Ce principe garantit aux administrés que toute autorité administrative, individuelle ou collégiale, traite leurs affaires sans préjugés ni partis pris. Ce principe doit être respecté durant l’intégralité de la procédure d’instruction et de délivrance d’un permis de construire et s’impose à toute autorité administrative, notamment aux membres de ces autorités, qui doivent s’abstenir de toute prise de position publique de nature à compromettre le respect de ce principe.

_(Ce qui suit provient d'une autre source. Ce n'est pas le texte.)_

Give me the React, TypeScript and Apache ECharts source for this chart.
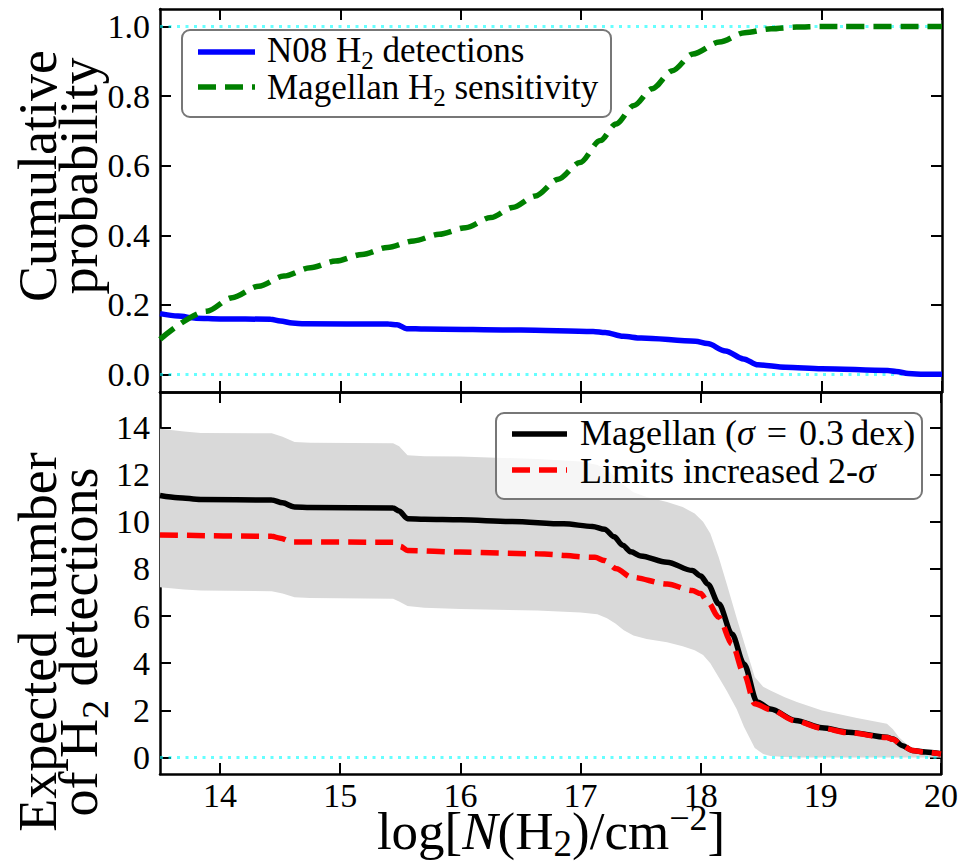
import React, { useEffect, useRef } from "react";
import * as echarts from "echarts";

const X_MIN = 13.5;
const X_MAX = 20;
const TOP_Y_MIN = -0.05;
const TOP_Y_MAX = 1.05;
const BOT_Y_MIN = -0.7;
const BOT_Y_MAX = 15.5;

const xTicks = [14, 15, 16, 17, 18, 19, 20];
const topYTicks = [0, 0.2, 0.4, 0.6, 0.8, 1.0];
const bottomYTicks = [0, 2, 4, 6, 8, 10, 12, 14];
const topRefLines = [0, 1];
const bottomRefLines = [0];

// N08 H2 detections (cumulative probability)
const n08X = [13.5, 13.65, 13.8, 14.0, 14.42, 14.5, 14.6, 14.7, 15.4, 15.47, 15.55, 15.7, 16.5, 17.1, 17.2, 17.35, 17.5, 17.95, 18.05, 18.2, 18.35, 18.47, 18.7, 19.0, 19.55, 19.62, 19.72, 19.85, 20.0];
const n08Y = [0.175, 0.168, 0.162, 0.16, 0.159, 0.154, 0.148, 0.146, 0.145, 0.143, 0.132, 0.131, 0.128, 0.124, 0.121, 0.11, 0.105, 0.096, 0.089, 0.068, 0.045, 0.028, 0.021, 0.017, 0.012, 0.009, 0.003, 0.001, 0.001];

// Magellan H2 sensitivity (cumulative probability)
const sensX = [13.5, 13.89, 14.1, 14.32, 14.53, 14.75, 14.96, 15.18, 15.39, 15.61, 15.82, 16.04, 16.25, 16.43, 16.62, 16.81, 16.99, 17.16, 17.29, 17.44, 17.59, 17.76, 17.93, 18.15, 18.36, 18.58, 18.79, 19.0, 20.0];
const sensY = [0.101, 0.182, 0.221, 0.254, 0.283, 0.307, 0.326, 0.345, 0.365, 0.384, 0.403, 0.422, 0.451, 0.48, 0.513, 0.561, 0.609, 0.672, 0.72, 0.773, 0.821, 0.873, 0.921, 0.955, 0.982, 0.993, 0.998, 1.0, 1.0];

// Magellan (sigma = 0.3 dex) expected detections
const magX = [13.5, 13.65, 13.84, 14.43, 14.52, 14.62, 14.75, 15.44, 15.49, 15.56, 15.7, 16.0, 16.43, 16.86, 17.1, 17.2, 17.28, 17.35, 17.42, 17.5, 17.72, 17.93, 18.0, 18.06, 18.15, 18.26, 18.36, 18.47, 18.58, 18.79, 19.01, 19.23, 19.55, 19.6, 19.68, 19.76, 19.87, 20.0];
const magY = [11.11, 11.02, 10.94, 10.92, 10.8, 10.62, 10.6, 10.58, 10.45, 10.13, 10.1, 10.08, 10.01, 9.91, 9.8, 9.68, 9.36, 9.0, 8.72, 8.55, 8.28, 7.93, 7.7, 7.35, 6.52, 5.24, 3.97, 2.35, 2.06, 1.57, 1.26, 1.07, 0.86, 0.78, 0.5, 0.3, 0.23, 0.16];

// Limits increased 2-sigma
const limX = [13.5, 14.43, 14.5, 14.6, 15.44, 15.5, 15.56, 16.0, 16.64, 17.12, 17.2, 17.3, 17.42, 17.72, 17.93, 18.0, 18.06, 18.15, 18.26, 18.36, 18.45, 18.58, 18.79, 19.01, 19.23, 19.55, 19.6, 19.68, 19.76, 19.87, 20.0];
const limY = [9.44, 9.38, 9.3, 9.14, 9.13, 8.95, 8.78, 8.71, 8.64, 8.49, 8.35, 8.0, 7.65, 7.36, 7.08, 6.95, 6.59, 5.95, 4.82, 3.55, 2.28, 2.03, 1.55, 1.24, 1.05, 0.85, 0.77, 0.5, 0.3, 0.22, 0.15];

// shaded uncertainty band
const bandX = [13.5, 13.7, 13.84, 14.43, 14.52, 14.62, 14.75, 15.44, 15.49, 15.56, 15.7, 16.0, 16.64, 17.0, 17.14, 17.22, 17.29, 17.36, 17.44, 17.55, 17.72, 17.85, 17.95, 18.02, 18.08, 18.15, 18.22, 18.3, 18.36, 18.45, 18.52, 18.58, 18.7, 18.8, 19.01, 19.3, 19.55, 19.6, 19.65, 19.74, 19.87, 20.0];
const bandHi = [13.94, 13.82, 13.76, 13.75, 13.6, 13.38, 13.35, 13.33, 13.2, 12.82, 12.78, 12.76, 12.66, 12.55, 12.4, 12.2, 11.9, 11.55, 11.25, 11.05, 10.83, 10.62, 10.35, 10.0, 9.5, 8.49, 7.3, 5.9, 4.9, 3.41, 3.0, 2.84, 2.55, 2.35, 1.99, 1.68, 1.43, 1.2, 0.86, 0.45, 0.28, 0.2];
const bandLo = [7.22, 7.12, 7.08, 7.05, 6.95, 6.8, 6.76, 6.73, 6.62, 6.42, 6.35, 6.3, 6.23, 6.15, 6.08, 5.9, 5.68, 5.4, 5.17, 5.02, 4.89, 4.72, 4.55, 4.35, 4.0, 3.4, 2.8, 2.05, 1.3, 0.4, 0.15, 0.06, 0.02, 0, 0, 0, 0, 0, 0, 0, 0, 0];

const SERIF = '"Liberation Serif", "Times New Roman", Times, serif';
const zip = (xs: number[], ys: number[]) => xs.map((x, i) => [x, ys[i]]);

const tickStyle = { show: true, inside: true, length: 11, lineStyle: { color: "#000", width: 2 } };
const lineAxis = { show: true, onZero: false, lineStyle: { color: "#000", width: 2.5 } };

function xAxisDef(gridIndex: number, position: string, showLabels: boolean) {
  return {
    type: "value",
    gridIndex,
    position,
    min: X_MIN,
    max: X_MAX,
    axisLine: lineAxis,
    axisTick: { ...tickStyle, customValues: xTicks },
    axisLabel: {
      show: showLabels,
      customValues: xTicks,
      fontFamily: SERIF,
      fontSize: 34,
      lineHeight: 34,
      color: "#000",
      margin: 4,
    },
    splitLine: { show: false },
  };
}

function yAxisDef(gridIndex: number, position: string, showLabels: boolean, min: number, max: number, ticks: number[], decimals: number) {
  return {
    type: "value",
    gridIndex,
    position,
    min,
    max,
    axisLine: lineAxis,
    axisTick: { ...tickStyle, customValues: ticks },
    axisLabel: {
      show: showLabels,
      customValues: ticks,
      fontFamily: SERIF,
      fontSize: 34,
      lineHeight: 34,
      color: "#000",
      margin: 10,
      formatter: (v: number) => v.toFixed(decimals),
    },
    splitLine: { show: false },
  };
}

const refLineStyle = { color: "rgba(0,255,255,0.6)", width: 3, type: [3, 5.5] };

// subscripts / superscripts are shifted with asymmetric padding
function legendRich(size: number) {
  return {
    sub: { fontSize: 25, fontFamily: SERIF, padding: [21, 0, 0, 0], fill: "#000" },
    i: { fontSize: size, fontFamily: SERIF, fontStyle: "italic", fill: "#000" },
  };
}
const yTitleRich = {
  sub: { fontSize: 38, fontFamily: SERIF, padding: [32, 0, 0, 0], fill: "#000" },
};
const xTitleRich = {
  sub: { fontSize: 37, fontFamily: SERIF, padding: [24, 0, 0, 0], fill: "#000" },
  sup: { fontSize: 36, fontFamily: SERIF, padding: [0, 0, 26, 0], fill: "#000" },
  i: { fontSize: 53, fontFamily: SERIF, fontStyle: "italic", fill: "#000" },
};

function legendText(x: number, y: number, text: string, size: number) {
  return {
    type: "text",
    x,
    y,
    z: 101,
    style: {
      text,
      fontFamily: SERIF,
      fontSize: size,
      lineHeight: 34,
      fill: "#000",
      align: "left",
      verticalAlign: "middle",
      rich: legendRich(size),
    },
  };
}

export default function App() {
  const ref = useRef<HTMLDivElement>(null);

  useEffect(() => {
    if (!ref.current) return;
    const chart = echarts.init(ref.current, undefined, { renderer: "svg" });

    const option: any = {
      animation: false,
      backgroundColor: "#fff",
      grid: [
        { left: 160, top: 9, width: 782, height: 383 },
        { left: 160, top: 392, width: 782, height: 382 },
      ],
      xAxis: [
        xAxisDef(0, "bottom", false),
        xAxisDef(0, "top", false),
        xAxisDef(1, "bottom", true),
        xAxisDef(1, "top", false),
      ],
      yAxis: [
        yAxisDef(0, "left", true, TOP_Y_MIN, TOP_Y_MAX, topYTicks, 1),
        yAxisDef(0, "right", false, TOP_Y_MIN, TOP_Y_MAX, topYTicks, 1),
        yAxisDef(1, "left", true, BOT_Y_MIN, BOT_Y_MAX, bottomYTicks, 0),
        yAxisDef(1, "right", false, BOT_Y_MIN, BOT_Y_MAX, bottomYTicks, 0),
      ],
      series: [
        {
          type: "custom",
          name: "band",
          xAxisIndex: 2,
          yAxisIndex: 2,
          z: 1,
          silent: true,
          data: bandX.map((x, i) => [x, bandLo[i], bandHi[i]]),
          encode: { x: 0, y: [1, 2] },
          renderItem: (params: any, api: any) => {
            if (params.dataIndex !== 0) return null;
            const pts: number[][] = [];
            for (let i = 0; i < bandX.length; i++) pts.push(api.coord([bandX[i], bandHi[i]]));
            for (let i = bandX.length - 1; i >= 0; i--) pts.push(api.coord([bandX[i], bandLo[i]]));
            return { type: "polygon", shape: { points: pts }, style: { fill: "#d9d9d9" } };
          },
        },
        {
          type: "line",
          name: "N08 H2 detections",
          xAxisIndex: 0,
          yAxisIndex: 0,
          data: zip(n08X, n08Y),
          showSymbol: false,
          symbol: "none",
          smooth: 0.3,
          smoothMonotone: "x",
          z: 4,
          lineStyle: { color: "#0000ff", width: 5.5 },
          markLine: {
            silent: true,
            symbol: ["none", "none"],
            z: 1,
            label: { show: false },
            lineStyle: refLineStyle,
            data: topRefLines.map((v) => ({ yAxis: v })),
          },
        },
        {
          type: "line",
          name: "Magellan H2 sensitivity",
          xAxisIndex: 0,
          yAxisIndex: 0,
          data: zip(sensX, sensY),
          showSymbol: false,
          symbol: "none",
          smooth: 0.3,
          smoothMonotone: "x",
          z: 4,
          lineStyle: { color: "#008000", width: 5.5, type: [18, 9] },
        },
        {
          type: "line",
          name: "Magellan (sigma = 0.3 dex)",
          xAxisIndex: 2,
          yAxisIndex: 2,
          data: zip(magX, magY),
          showSymbol: false,
          symbol: "none",
          smooth: 0.3,
          smoothMonotone: "x",
          z: 4,
          lineStyle: { color: "#000000", width: 5.5 },
          markLine: {
            silent: true,
            symbol: ["none", "none"],
            z: 2,
            label: { show: false },
            lineStyle: refLineStyle,
            data: bottomRefLines.map((v) => ({ yAxis: v })),
          },
        },
        {
          type: "line",
          name: "Limits increased 2-sigma",
          xAxisIndex: 2,
          yAxisIndex: 2,
          data: zip(limX, limY),
          showSymbol: false,
          symbol: "none",
          smooth: 0.3,
          smoothMonotone: "x",
          z: 5,
          lineStyle: { color: "#ff0000", width: 5.5, type: [18, 9] },
        },
      ],
      graphic: [
        // top legend
        {
          type: "rect",
          z: 100,
          shape: { x: 182, y: 30, width: 429, height: 87, r: 8 },
          style: { fill: "rgba(255,255,255,0.8)", stroke: "#777777", lineWidth: 2 },
        },
        {
          type: "line",
          z: 101,
          shape: { x1: 198, y1: 52, x2: 255, y2: 52 },
          style: { stroke: "#0000ff", lineWidth: 5.5 },
        },
        {
          type: "line",
          z: 101,
          shape: { x1: 198, y1: 87, x2: 255, y2: 87 },
          style: { stroke: "#008000", lineWidth: 5.5, lineDash: [18, 9] },
        },
        legendText(267, 50, "N08 H{sub|2} detections", 35),
        legendText(267, 87, "Magellan H{sub|2} sensitivity", 35),
        // bottom legend
        {
          type: "rect",
          z: 100,
          shape: { x: 496, y: 413, width: 426, height: 86, r: 8 },
          style: { fill: "rgba(255,255,255,0.75)", stroke: "#777777", lineWidth: 2 },
        },
        {
          type: "line",
          z: 101,
          shape: { x1: 512, y1: 434, x2: 567, y2: 434 },
          style: { stroke: "#000000", lineWidth: 5.5 },
        },
        {
          type: "line",
          z: 101,
          shape: { x1: 512, y1: 470, x2: 567, y2: 470 },
          style: { stroke: "#ff0000", lineWidth: 5.5, lineDash: [18, 9] },
        },
        legendText(580, 433, "Magellan ({i|σ}\u2004=\u20040.3\u2009dex)", 36),
        legendText(580, 471, "Limits increased 2-{i|σ}", 36),
        // axis titles
        {
          type: "text",
          x: 58,
          y: 176,
          rotation: Math.PI / 2,
          z: 50,
          style: {
            text: "Cumulative\nprobability",
            fontFamily: SERIF,
            fontSize: 54,
            lineHeight: 41,
            fill: "#000",
            align: "center",
            verticalAlign: "middle",
            rich: yTitleRich,
          },
        },
        {
          type: "text",
          x: 58,
          y: 642,
          rotation: Math.PI / 2,
          z: 50,
          style: {
            text: "Expected number\nof H{sub|2} detections",
            fontFamily: SERIF,
            fontSize: 54,
            lineHeight: 41,
            fill: "#000",
            align: "center",
            verticalAlign: "middle",
            rich: yTitleRich,
          },
        },
        {
          type: "text",
          x: 551,
          y: 831,
          z: 50,
          style: {
            text: "log[{i|N}(H{sub|2})/cm{sup|−2}]",
            fontFamily: SERIF,
            fontSize: 53,
            lineHeight: 40,
            fill: "#000",
            align: "center",
            verticalAlign: "middle",
            rich: xTitleRich,
          },
        },
      ],
    };

    chart.setOption(option);
    return () => chart.dispose();
  }, []);

  return (
    <div
      ref={ref}
      style={{ position: "fixed", left: 0, top: 0, width: 961, height: 862, background: "#fff" }}
    />
  );
}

De plus, alors même qu'il s'inspire de l'article L. 422-7 du code de l'urbanisme qui s'intéresse aux seules communes dotées d'un PLU ou d'un document d'urbanisme en tenant lieu, le Conseil d'Etat a retenu qu'il s'appliquait aussi aux permis délivrés au nom de l'État et constituait donc un principe général du droit applicable même sans texte (Conseil d'Etat, 22 février 2008, Assoc. Air Pur Environnement d'Hermeville et ses environs, n° 291372).

 

Pour retenir caractérisé le défaut d'impartialité du maire de la commune de Courmelles, la juridiction a recherché par un faisceau d'indices, le comportement du maire vis-vis du projet qu'il a refusé par arrêté. Cette analyse a porté sur ses déclarations faîtes avant d'être élu puis durant l'instruction de la demande de permis de construire. Enfin, le fait d'avoir sollicité le concours d'un avocat pour obtenir un devis en cas de refus d'accorder cette demande et le coût pour défendre cet arrêté ont aussi constitué des éléments retenus pour établir le défaut d'impartialité :

"En ce qui concerne la légalité externe de l’arrêté du 1er mars 2021 :

7. En second lieu, le principe d’impartialité, qui garantit aux administrés que toute autorité administrative, individuelle ou collégiale, traite leurs affaires sans préjugés ni partis pris, doit être respecté durant l’intégralité de la procédure d’instruction et de délivrance d’un permis de construire et s’impose à toute autorité administrative, notamment aux membres de ces autorités, qui doivent s’abstenir de toute prise de position publique de nature à compromettre le respect de ce principe.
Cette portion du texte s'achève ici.